Jupyter Notebooks

The following notebooks are available in the project’s repo under the directory notebooks . A short description for each notebook is listed below:

Notebook

Description

1.0-jf-fetching-tweets-example

Contains a simple demonstration on how to fetch tweets using a Twitter Sanbox Environment. The sample data is saved in the form of a json file, which must then be preprocessed.

1.1-jf-data-pull-testing

Applies and tests the data pulling functions in the src directory.

1.2-jf-data-etl-example

Basic data extraction, transformation, exploring and highlighting the important information about tweet and user object metadata.

1.3-jr-data-etl-load-ES

Exploring and transforming the contents in the raw data, and loading into the Elasticsearch database for further preprocessing.

1.4-jf-data-etl-testing

Implements the functions developed for Twitter data ETL. See notebooks 1.2 and 1.3, as well as documentation to understand the steps developed/implemented in these functions.

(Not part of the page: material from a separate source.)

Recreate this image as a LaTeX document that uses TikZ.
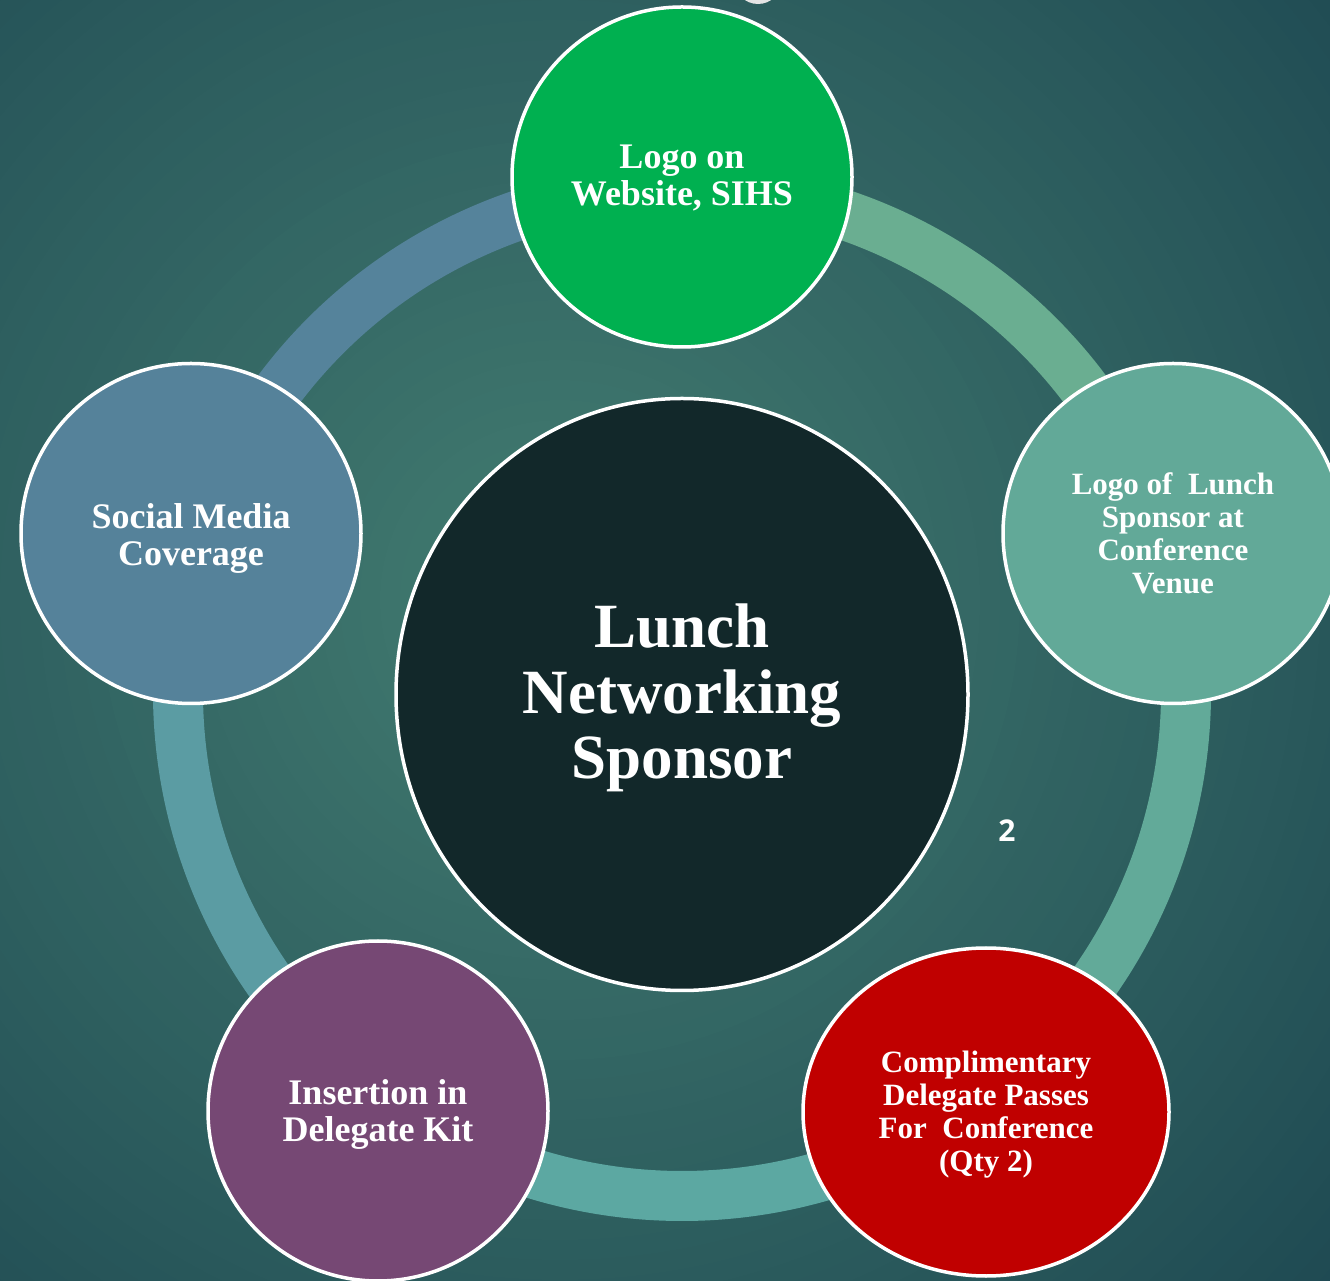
\documentclass[tikz,border=0pt]{standalone}
\usepackage{fontspec}
\setmainfont{Liberation Serif}
\newfontfamily\numfont{Open Sans}
\usetikzlibrary{shapes.geometric,calc}
\definecolor{bgin}{HTML}{437D71}
\definecolor{bgout}{HTML}{1D4751}
\definecolor{cgreen}{HTML}{00B050}
\definecolor{cright}{HTML}{62A998}
\definecolor{cred}{HTML}{C00000}
\definecolor{cpurple}{HTML}{764874}
\definecolor{cleft}{HTML}{55829A}
\definecolor{chub}{HTML}{12282A}
\definecolor{ringA}{HTML}{6AAE91}
\definecolor{ringB}{HTML}{62AA99}
\definecolor{ringC}{HTML}{5CA8A2}
\definecolor{ringD}{HTML}{5B9CA3}
\definecolor{ringE}{HTML}{55839B}
\definecolor{cblob}{HTML}{E4E4E4}
\begin{document}
\begin{tikzpicture}[x=1pt,y=1pt,
  sat/.style={circle,draw=white,line width=3.5pt,minimum size=340pt,inner sep=0pt},
  lbl/.style={text=white,align=center,inner sep=0pt,font=\bfseries\fontsize{36}{37}\selectfont},
  smalllbl/.style={lbl,font=\bfseries\fontsize{31}{33}\selectfont},
  ringseg/.style={line width=50pt}]
\useasboundingbox (0,0) rectangle (1330,1280);
\clip (0,0) rectangle (1330,1280);
% background
\fill[bgout] (0,0) rectangle (1330,1280);
\foreach \i in {0,...,54}{
  \pgfmathsetmacro\rr{1100-\i*20}
  \pgfmathsetmacro\pp{\i*20/11}
  \fill[bgin!\pp!bgout] (560,680) circle[radius=\rr];
}
\fill[cblob] (758,1300) circle[radius=24];
% ring
\coordinate (c) at (682,588);
\draw[ringseg, draw=ringA] ($(c)+(90:504)$) arc[start angle=90,end angle=18,radius=504];
\draw[ringseg, draw=ringB] ($(c)+(18:504)$) arc[start angle=18,end angle=-54,radius=504];
\draw[ringseg, draw=ringC] ($(c)+(-54:504)$) arc[start angle=-54,end angle=-126,radius=504];
\draw[ringseg, draw=ringD] ($(c)+(-126:504)$) arc[start angle=-126,end angle=-198,radius=504];
\draw[ringseg, draw=ringE] ($(c)+(162:504)$) arc[start angle=162,end angle=90,radius=504];
% hub
\node[ellipse,draw=white,line width=3.5pt,fill=chub,minimum width=572pt,minimum height=592pt,inner sep=0pt] (hub) at (682,585.5) {};
% satellites
\node[sat,fill=cgreen] (web) at ($(c)+(90:515)$) {};
\node[sat,fill=cright] (venue) at (1173,746.5) {};
\node[ellipse,draw=white,line width=3.5pt,fill=cred,minimum width=366pt,minimum height=328pt,inner sep=0pt] (passes) at (986,168) {};
\node[sat,fill=cpurple] (kit) at (378,169) {};
\node[sat,fill=cleft] (social) at (191,746.5) {};
% labels
\node[lbl,font=\bfseries\fontsize{63}{65.5}\selectfont] (hubtext) at (682,582) {Lunch\\Networking\\Sponsor};
\node[lbl] (webtext) at (682,1101.6) {Logo on\\Website, SIHS};
\node[smalllbl] (venuetext) at (1173,746.6) {Logo of\ \ Lunch\\Sponsor at\\Conference\\Venue};
\node[smalllbl] (passestext) at (986,165) {Complimentary\\Delegate Passes\\For\ \ Conference\\(Qty 2)};
\node[lbl] (kittext) at (378,166) {Insertion in\\Delegate Kit};
\node[lbl] (socialtext) at (191,741.4) {Social Media\\Coverage};
\node[text=white,inner sep=0pt,font=\numfont\bfseries\fontsize{30}{30}\selectfont] (num) at (1007,449) {2};
\end{tikzpicture}
\end{document}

1.5-km-tweet-preprocessing

Runs the preprocessing pipeline on on the sample data extracted during the data pull and etl steps.

1.5-jr-tweet-preprocessing-full-data

Runs the preprocessing pipeline and VADER sentiment model on the entire set of transformed tweets stored in the ES database.

1.6-jr-tweet-preprocessing-extension

Loading the preprocessed data into the ES database using function in the src directory.

2.0-msc-basic-EDA

Performs an initial EDA based on the sample data extracted during the data pull and etl steps.

2.1-jf-EDA

Performs a detailed EDA based on the entire set of transformed tweets.

3.0-jf-User2Vec

Generates user vectors based on average doc2vec representations for each user. Implementation based on Hallacet al, 2019 .

3.0-jf-network-analysis

Builds a user network based on the number of retweets and/or replies among users.

3.0-jr-tweets2vec

Generates 200-dimensional tweet vectors based on doc2vec implementation for the unique tweets/replies.

3.0-msc-pov-analysis

Explores the results of Point-of-View analysis of unique tweets and replies.

3.0-km-topic-modelling-lda

Implements topic modelling with LDA and PyLDAvis visualization over the unique tweets/replies.

3.1-km-topic-modelling-biterm

Implements Biterm Topic Model over the unique tweets/replies.

3.1-km-topic-modelling-nmf

Implements NMF topic modelling with wordclouds to visualize the topics.

3.2-km-user-topic-analysis

Explores user-topic relationship with topics generated from LDA and NMF methods implemented in notebooks 3.0 and 3.1. Analysing top N topics for top N users based on an aggregated popularity metric.

4.0-km-zstc

Runs Zero-Shot Text Classification model on the translated version of unique tweets/replies, based on the transformers (pipeline) package. The model is using Bart with a classification head trained on MNLI.

4.0-jf-zstc

Implementing an alternative Active Learning approach for generating topics.

4.1-km-user-zstc-analysis

Explores user-topic relationship with topics generated from zero-shot text classification model implemented in notebook 4.0. Extracting top N topics and visualizing topic distribution for all users based on an aggregated popularity metric.

5.0-research-question-1

A complete end-to-end analysis addressing the research question - Identifying negative experiences and unmet needs . Includes functions to generate wordclouds and K-length first-person based extractive summaries to highlight the unmet needs for each topic.